Me
July 23, 2008
Four weeks ago at an Emergency Operations Committee meeting, I was sent down the hall to make copies. Knowing I had no claim to the office’s supply of paper or ink, I braced myself for a confrontation with the receptionist over the 50 copies my VISTA coworkers had sent me to make.
Walking back down the hall with a stack of 50 warm, freshly copied forms in my hand, I complemented myself on inspiring such an affable response from the receptionist.
It struck me approximately three feet past the women’s restroom and five feet before I rounded the corner to the conference room. Her response had little whatsoever to do with me. At that moment my egocentricity and pride were equally appalling.
It has been a moment I have been reminded of frequently in the last month. Daily I have hung up the phone wondering what I said to offend, irritate, anger, upset, humor, or please the caller. At first I thought that it was a function of the caller’s age: I did best with the elderly and worse with the middle aged. Then I thought it was a function of the caller’s sex: I did better with men than I did women. Then I thought it was a function of the inflection of my voice, pace of speech, or phase of the moon, which is to say that none of my theories held explanatory power because I seemed incapable of grasping the fact that other peoples’ reactions had more to do with themselves than with me.

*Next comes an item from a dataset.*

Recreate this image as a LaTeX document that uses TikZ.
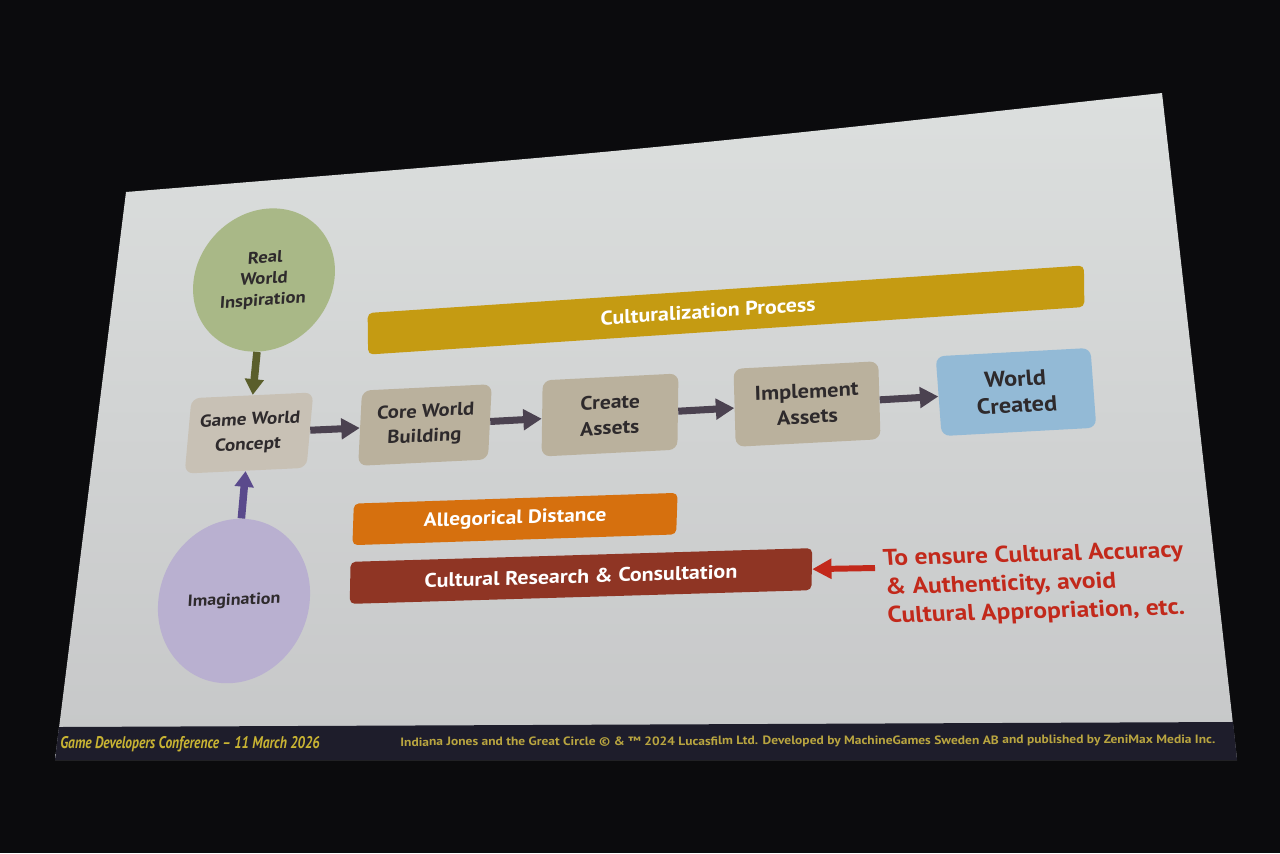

If people sound stressed or worried when they call, they are probably more stressed by the fact that they cannot get their possessions out of a moldy house than by the tone in which I answer the phone. If people seem pleased after talking to me on the phone, their decision to express gratitude is a better explanation for their happiness than my ability to communicate clearly with a certain age group.
By forging a causal linkage between peoples’ responses to our telephone conversations and myself, instead of a correlation between the two, I had been placing myself at the center of my theories. It was the realization that I had been trying to explain the world in terms of myself that struck me so suddenly walking back to the conference room. My shame of my egocentricity was equal only to my horror that, for once, my little sister was right – it appears that everything is not all about me.

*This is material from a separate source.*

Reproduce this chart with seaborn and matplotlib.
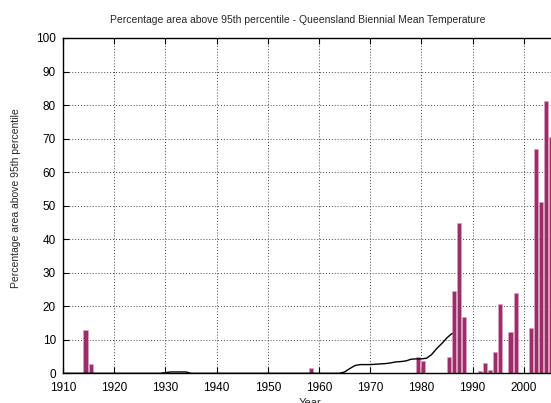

Katie, I love reading your blog, not only for your beautiful writing style, but also for your insightful discoveries. Keep on writing, girl!
But there’s no shame in that anyway….everyone wants it to be about themselves.
You have made a valid point on a certain level, but there have been times when I called a business to chew them out about something and when I finally get to talk to a rep and the rep is all friendly and stuff….
Well, my “mean side” totally dissolves.
So, it works both ways I guess….who knows?